Damit aber stellen sich neue Fragen. Daß Himmler eine „Abschiebung“ der im besetzten Frankreich internierten Juden „nach dem Osten“ in Aussicht stellte, obzwar mit einer unklaren Zeitperspektive, ist durch kein anderes Dokument als das Schreiben Zeitschels an Dannecker vom 8. Oktober belegt. Himmlers Zusage müßte demnach am 16. September bei der kalendarisch festgehaltenen Unterredung mit Abetz erfolgt sein – und zwar auf dessen Vortrag hin.

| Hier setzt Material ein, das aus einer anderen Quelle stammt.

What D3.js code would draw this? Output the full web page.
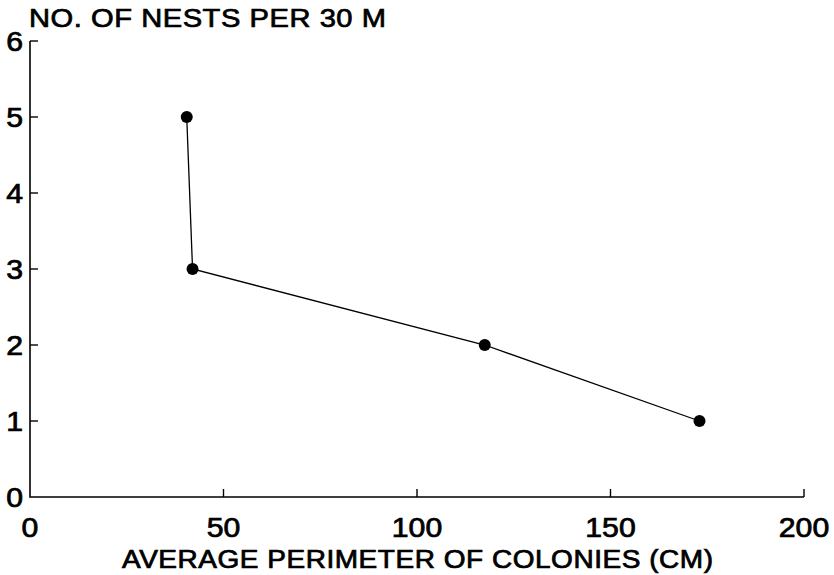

Das wiederum würde bedeuten, daß die grundsätzliche Entscheidung über Deportationen aus Frankreich einen Tag vor dem „Führerbefehl“ zur Deportation der Juden aus dem Reichsgebiet und dem „Protektorat Böhmen und Mähren“ fiel. Diese Rekonstruktion des Entscheidungsablaufs, die im wesentlichen Peter Witte zu verdanken ist,79 beruht allerdings – soweit es um das besetzte Frankreich geht – ausschließlich auf den Angaben Zeitschels. Man muß das deswegen betonen, weil es erstaunlich ist, daß sich kein weiterer dokumentarischer Hinweis (weder in Telegrammen von Abetz an das Auswärtige Amt noch im Schriftverkehr des Pariser Judenreferats) auf diese frühzeitige Einbeziehung Frankreichs in das Deportationsprogramm hat finden lassen. Auch gibt es keinen Beleg dafür, daß Dannecker – Zeitschels Rat folgend – versucht hätte, die Entwicklung in Berlin zu forcieren.

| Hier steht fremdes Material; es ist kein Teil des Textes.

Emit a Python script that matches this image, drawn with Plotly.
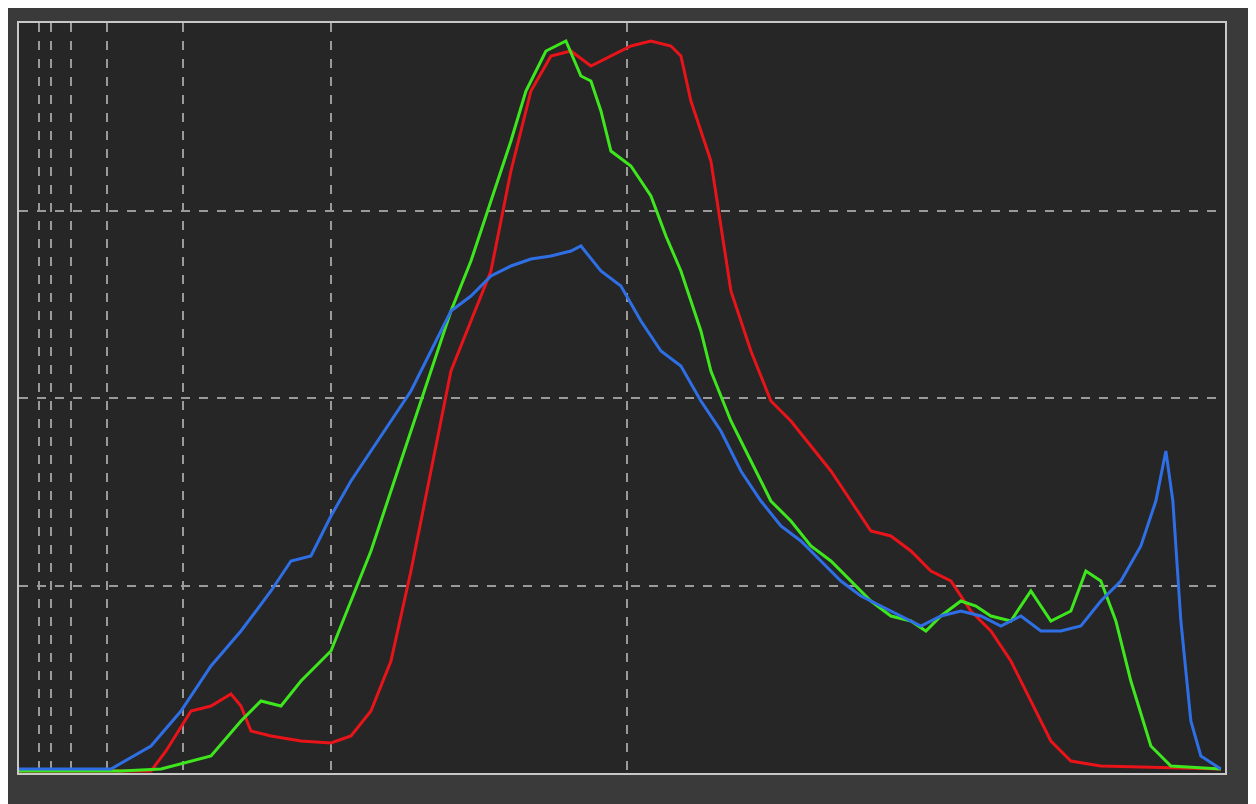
import plotly.graph_objects as go

def cx(p): return [(a-18)/4.73 for a in p]
def cy(p): return [(772-a)/7.5 for a in p]

blue_px=[18,110,150,180,210,240,270,290,310,330,350,370,390,410,430,450,470,490,510,530,550,570,580,600,620,640,660,680,700,720,740,760,780,800,820,840,860,880,900,920,940,960,980,1000,1020,1040,1060,1080,1100,1120,1140,1155,1165,1172,1180,1190,1200,1220]
blue_py=[768,768,745,710,665,630,590,560,555,515,480,450,420,390,350,310,295,275,265,258,255,250,245,270,285,320,350,365,400,430,470,500,525,540,560,580,595,605,615,625,615,610,615,625,615,630,630,625,600,580,545,500,450,500,620,720,755,768]
green_px=[18,120,160,210,240,260,280,300,330,350,370,390,410,430,450,470,490,510,525,545,565,580,590,600,610,630,650,665,680,700,710,730,750,770,790,810,830,850,870,890,910,925,940,960,975,990,1010,1030,1050,1070,1085,1100,1115,1130,1150,1170,1220]
green_py=[770,770,768,755,720,700,705,680,650,600,550,490,430,370,310,260,200,140,90,50,40,75,80,110,150,165,195,235,270,330,370,420,460,500,520,545,560,580,600,615,620,630,615,600,605,615,620,590,620,610,570,580,620,680,745,765,768]
red_px=[18,150,165,190,210,230,240,250,270,300,330,350,370,390,410,430,450,470,490,510,530,550,570,590,610,630,650,670,680,690,710,730,750,770,790,810,830,850,870,890,910,930,950,970,990,1010,1030,1050,1070,1100,1220]
red_py=[770,770,750,710,705,693,705,730,735,740,742,735,710,660,570,470,370,320,270,170,90,55,50,65,55,45,40,45,55,100,160,290,350,400,420,445,470,500,530,535,550,570,580,610,630,660,700,740,760,765,768]

xgrid=[4.2,6.8,11.0,18.6,34.7,65.9,128.5]
fig=go.Figure()
for px,py,c in [(red_px,red_py,'#e8141a'),(green_px,green_py,'#3ee61e'),(blue_px,blue_py,'#2f6fe6')]:
    fig.add_trace(go.Scatter(x=cx(px),y=cy(py),mode='lines',line=dict(color=c,width=3),showlegend=False))
fig.update_layout(width=1256,height=804,margin=dict(l=11,r=39,t=15,b=39),
    paper_bgcolor='#3a3a3a',plot_bgcolor='#262626')
fig.update_xaxes(range=[0,255],tickvals=xgrid,showticklabels=False,showgrid=True,gridcolor='#9a9a9a',griddash='dash',gridwidth=1.5,
    zeroline=False,showline=True,linecolor='#c8c8c8',linewidth=2,mirror=True)
fig.update_yaxes(range=[0,100],tickvals=[25,50,75],showticklabels=False,showgrid=True,gridcolor='#9a9a9a',griddash='dash',gridwidth=1.5,
    zeroline=False,showline=True,linecolor='#c8c8c8',linewidth=2,mirror=True)
fig.write_html("out.html")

Was bedeuteten die Ereignisse vom September 1941 für Frankreich? Die verfügbaren Dokumente ergeben folgendes:

1. Die von Zeitschel mehrfach angesprochene Weisung des Reichsführers-SS, wonach „bis auf Weiteres keinesfalls Juden von einem Land in das andere verschoben werden“ sollten,80 war inzwischen aufgehoben worden, Mitte September war die grundsätzliche Entscheidung gefallen, Judentransporte aus den besetzten Gebieten, zumindest aus Frankreich, in Zukunft durchzuführen.

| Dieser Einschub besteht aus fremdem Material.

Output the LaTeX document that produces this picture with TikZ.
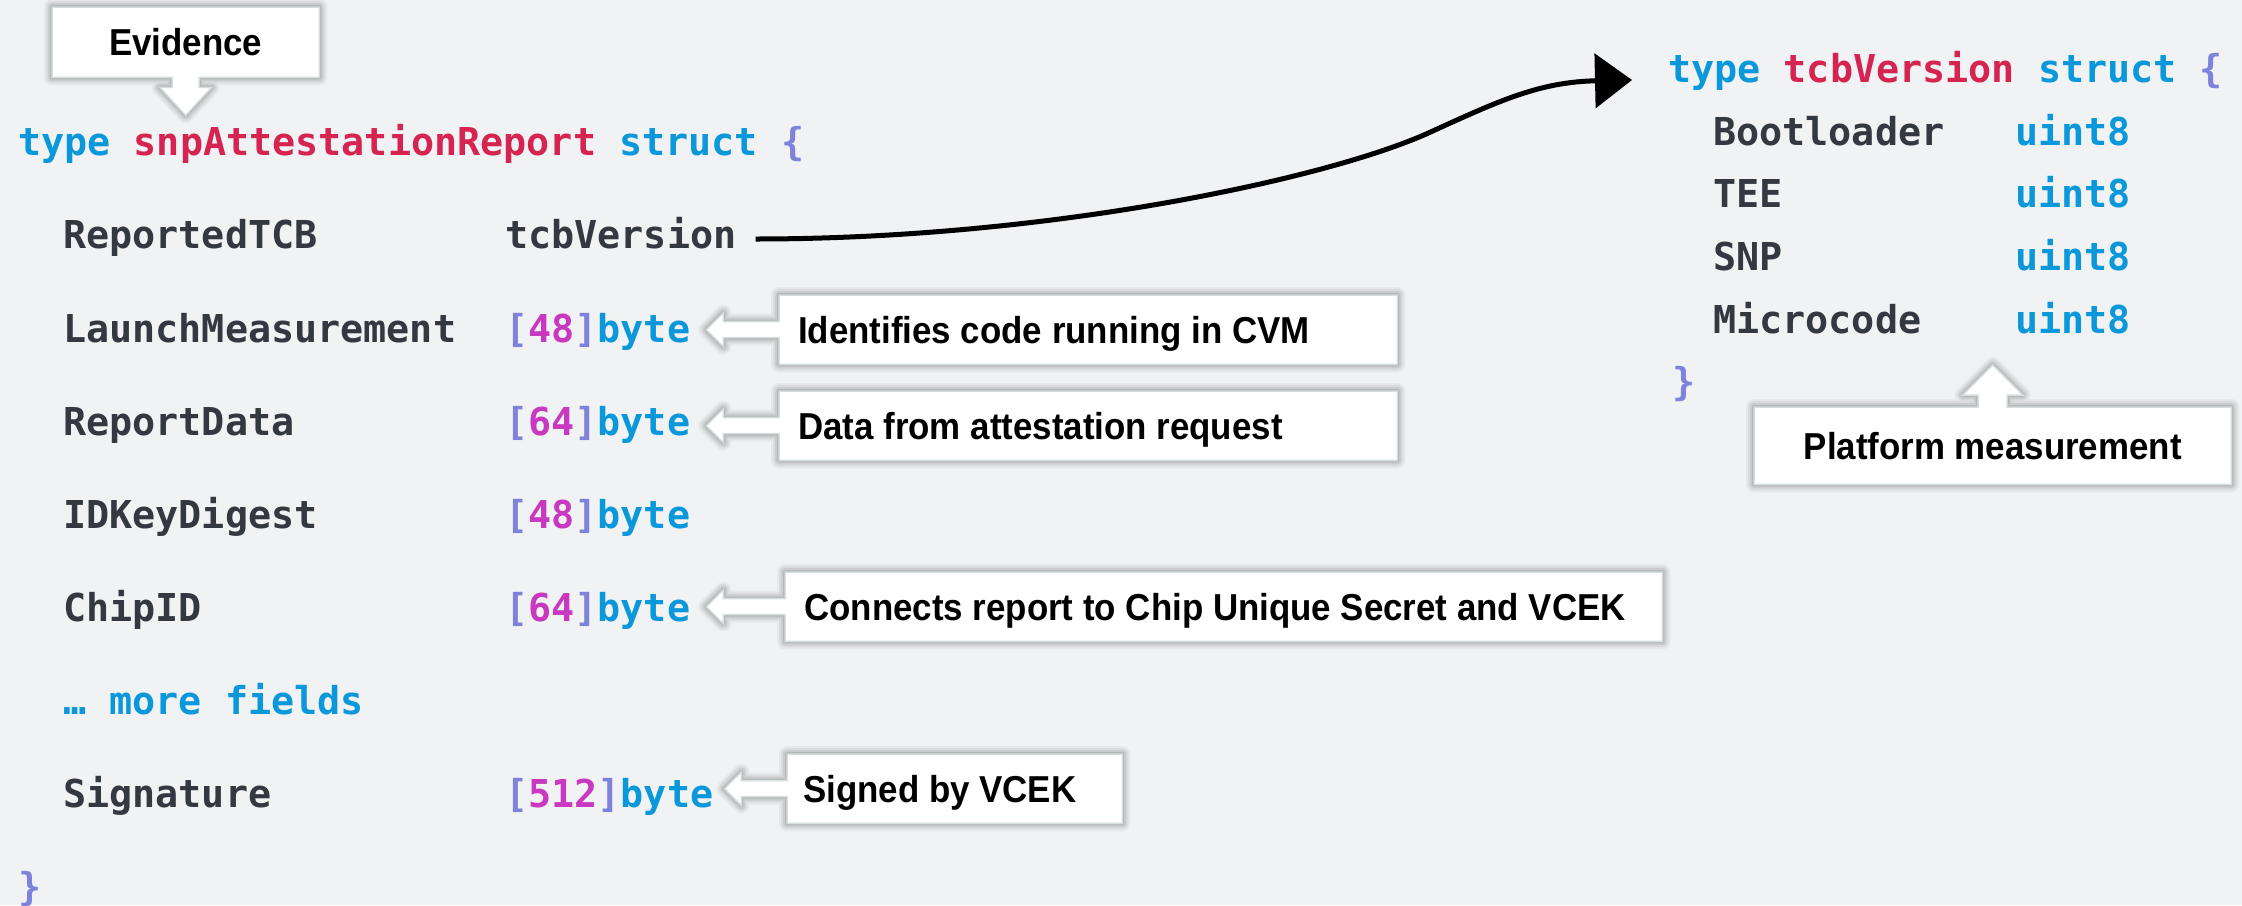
\documentclass[tikz,border=0pt]{standalone}
\usepackage{fontspec}
\newfontfamily\codefont{DejaVu Sans Mono}
\newfontfamily\callfont{Liberation Sans}[FakeStretch=0.93]
\usetikzlibrary{calc,arrows.meta}

\definecolor{bgc}{RGB}{241,242,244}
\definecolor{kwc}{RGB}{10,152,218}
\definecolor{tnc}{RGB}{214,36,82}
\definecolor{brc}{RGB}{126,130,218}
\definecolor{numc}{RGB}{200,56,192}
\definecolor{fldc}{RGB}{52,56,64}
\definecolor{edgec}{RGB}{214,222,222}

% syntax colouring helpers
\newcommand\cKw[1]{\textcolor{kwc}{#1}}
\newcommand\cTn[1]{\textcolor{tnc}{#1}}
\newcommand\cBr[1]{\textcolor{brc}{#1}}
\newcommand\cNum[1]{\textcolor{numc}{#1}}
\newcommand\arr[1]{\cBr{[}\cNum{#1}\cBr{]}\cKw{byte}}

\pgfdeclarelayer{bg}
\pgfdeclarelayer{mid}
\pgfsetlayers{bg,mid,main}

\tikzset{
  code/.style={inner sep=0pt, anchor=base west, text=fldc,
    font=\codefont\bfseries\fontsize{38.4}{40}\selectfont},
  note/.style={inner sep=0pt, text=black,
    font=\callfont\bfseries\fontsize{37.5}{40}\selectfont},
  cbox/.style={inner sep=0pt, minimum height=69pt, anchor=north west},
  callshape/.style={fill=white, draw=edgec, line width=1.5pt, line join=miter},
  conn/.style={line width=5pt, -{Triangle[length=37pt,width=54pt]}},
}

% outlines of the callout boxes with their block arrows (box #1, arrow tip #2)
\newcommand\leftpath[2]{(#1.north west) -- (#1.north east) -- (#1.south east) -- (#1.south west)
    -- ($(#1.west)+(0,8)$) -- ($(#2)+(17,8)$) -- ($(#2)+(17,17)$) -- (#2)
    -- ($(#2)+(17,-17)$) -- ($(#2)+(17,-8)$) -- ($(#1.west)+(0,-8)$) -- cycle}
\newcommand\downpath[2]{(#1.north west) -- (#1.north east) -- (#1.south east)
    -- ($(#2 |- #1.south)+(13.5,0)$) -- ($(#2)+(13.5,-28)$) -- ($(#2)+(26,-28)$) -- (#2)
    -- ($(#2)+(-26,-28)$) -- ($(#2)+(-13.5,-28)$) -- ($(#2 |- #1.south)+(-13.5,0)$)
    -- (#1.south west) -- cycle}
\newcommand\uppath[2]{(#1.south west) -- (#1.south east) -- (#1.north east)
    -- ($(#2 |- #1.north)+(14.5,0)$) -- ($(#2)+(14.5,30)$) -- ($(#2)+(30,30)$) -- (#2)
    -- ($(#2)+(-30,30)$) -- ($(#2)+(-14.5,30)$) -- ($(#2 |- #1.north)+(-14.5,0)$)
    -- (#1.north west) -- cycle}

% white callout shape over a soft, layered drop shadow
\newcommand\callout[1]{%
  \begin{pgfonlayer}{mid}
  \begin{scope}[shift={(4,8)}]
    \foreach \sw/\so in {16/0.04,12/0.055,8/0.07,4/0.09,1/0.14}{
      \path[fill=black, fill opacity=\so, draw=black, draw opacity=\so,
            line width=\sw pt, line join=round] #1;}
  \end{scope}
  \path[callshape] #1;
  \end{pgfonlayer}}

\begin{document}
\begin{tikzpicture}[x=1pt,y=-1pt]
\useasboundingbox (0,0) rectangle (2242,905);
\begin{pgfonlayer}{bg}
  \fill[bgc] (0,0) rectangle (2242,905);
\end{pgfonlayer}

% ---- snpAttestationReport ----
\node[code] (hdrL) at (18,155) {\cKw{type} \cTn{snpAttestationReport} \cKw{struct} \cBr{\{}};
\node[code] (f1) at (63,248) {ReportedTCB};
\node[code] (t1) at (505,248) {tcbVersion};
\node[code] (f2) at (63,342) {LaunchMeasurement};
\node[code] (t2) at (505,342) {\arr{48}};
\node[code] (f3) at (63,435) {ReportData};
\node[code] (t3) at (505,435) {\arr{64}};
\node[code] (f4) at (63,528) {IDKeyDigest};
\node[code] (t4) at (505,528) {\arr{48}};
\node[code] (f5) at (63,621) {ChipID};
\node[code] (t5) at (505,621) {\arr{64}};
\node[code] (f6) at (63,714) {\cKw{… more fields}};
\node[code] (f7) at (63,807) {Signature};
\node[code] (t7) at (505,807) {\arr{512}};
\node[code] (endL) at (18,900) {\cBr{\}}};

% ---- tcbVersion ----
\node[code] (hdrR) at (1668,82) {\cKw{type} \cTn{tcbVersion} \cKw{struct} \cBr{\{}};
\node[code] (g1) at (1713,145) {Bootloader};
\node[code] (u1) at (2015,145) {\cKw{uint8}};
\node[code] (g2) at (1713,207) {TEE};
\node[code] (u2) at (2015,207) {\cKw{uint8}};
\node[code] (g3) at (1713,270) {SNP};
\node[code] (u3) at (2015,270) {\cKw{uint8}};
\node[code] (g4) at (1713,333) {Microcode};
\node[code] (u4) at (2015,333) {\cKw{uint8}};
\node[code] (endR) at (1672,395) {\cBr{\}}};

% ---- link from the field type to its definition ----
\coordinate (arrS) at ($(t1.base east)+(19,-9)$);
\coordinate (arrE) at ($(hdrR.base west)+(-36,-2)$);
\draw[conn] (arrS) .. controls +(295,0) and +(-100,46) .. ++(675,-107)
                   .. controls +(70,-32) and +(-92,2) .. (arrE);

% ---- callouts ----
\node[cbox, minimum width=267pt, minimum height=70pt] (ev) at (52,7) {};
\node[note, anchor=base] (evt) at ($(ev.center)+(0,13)$) {Evidence};
\coordinate (evtip) at ($(ev.south)+(0,38)$);
\callout{\downpath{ev}{evtip}}

\node[cbox, minimum width=618pt] (c1) at (779,295) {};
\node[note, anchor=base west] (c1t) at ($(c1.west)+(19,13.5)$) {Identifies code running in CVM};
\coordinate (c1x) at ($(t2.east)+(16,0)$);
\coordinate (c1tip) at (c1x |- c1.west);
\callout{\leftpath{c1}{c1tip}}

\node[cbox, minimum width=618pt] (c2) at (779,391) {};
\node[note, anchor=base west] (c2t) at ($(c2.west)+(19,13.5)$) {Data from attestation request};
\coordinate (c2x) at ($(t3.east)+(16,0)$);
\coordinate (c2tip) at (c2x |- c2.west);
\callout{\leftpath{c2}{c2tip}}

\node[cbox, minimum width=877pt] (c3) at (785,572) {};
\node[note, anchor=base west] (c3t) at ($(c3.west)+(19,13.5)$) {Connects report to Chip Unique Secret and VCEK};
\coordinate (c3x) at ($(t5.east)+(16,0)$);
\coordinate (c3tip) at (c3x |- c3.west);
\callout{\leftpath{c3}{c3tip}}

\node[cbox, minimum width=335pt] (c4) at (787,754) {};
\node[note, anchor=base west] (c4t) at ($(c4.west)+(16,13.5)$) {Signed by VCEK};
\coordinate (c4x) at ($(t7.east)+(11,0)$);
\coordinate (c4tip) at (c4x |- c4.west);
\callout{\leftpath{c4}{c4tip}}

\node[cbox, minimum width=477pt, minimum height=77pt] (pm) at (1754,407) {};
\node[note, anchor=base] (pmt) at ($(pm.center)+(0,14)$) {Platform measurement};
\coordinate (pmtip) at ($(pm.north)+(0,-42)$);
\callout{\uppath{pm}{pmtip}}
\end{tikzpicture}
\end{document}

2. Allen deutschen Stellen in Paris muß seit Anfang Oktober 1941 eine vorläufige Zusage Himmlers bekannt gewesen sein, die in den Lagern der französischen Nordzone internierten jüdischen Männer – zu diesem Zeitpunkt handelte es sich wie gesagt um etwa 7.500 Personen – „nach dem Osten“ zu deportieren. Ende des Monats, am 23. Oktober, wurde der Beauftragte der Sipo-SD für Belgien und Frankreich zudem vom Reichssicherheitshauptamt darüber informiert, daß Himmler ein generelles Auswanderungsverbot für Juden aus den besetzten Gebieten angeordnet hatte – der Erlaß enthielt den Zusatz: „Evakuierungsaktionen bleiben hiervon unberührt.“81 Damit geriet die antijüdische Politik der Militärverwaltung in den Mahlstrom der beginnenden „Endlösung“. Auf den weiteren Fortgang, der nicht nur durch die – von Zeitschel erstmals angesprochene – Frage der Transportmittel bestimmt war, werde ich im übernächsten Abschnitt eingehen.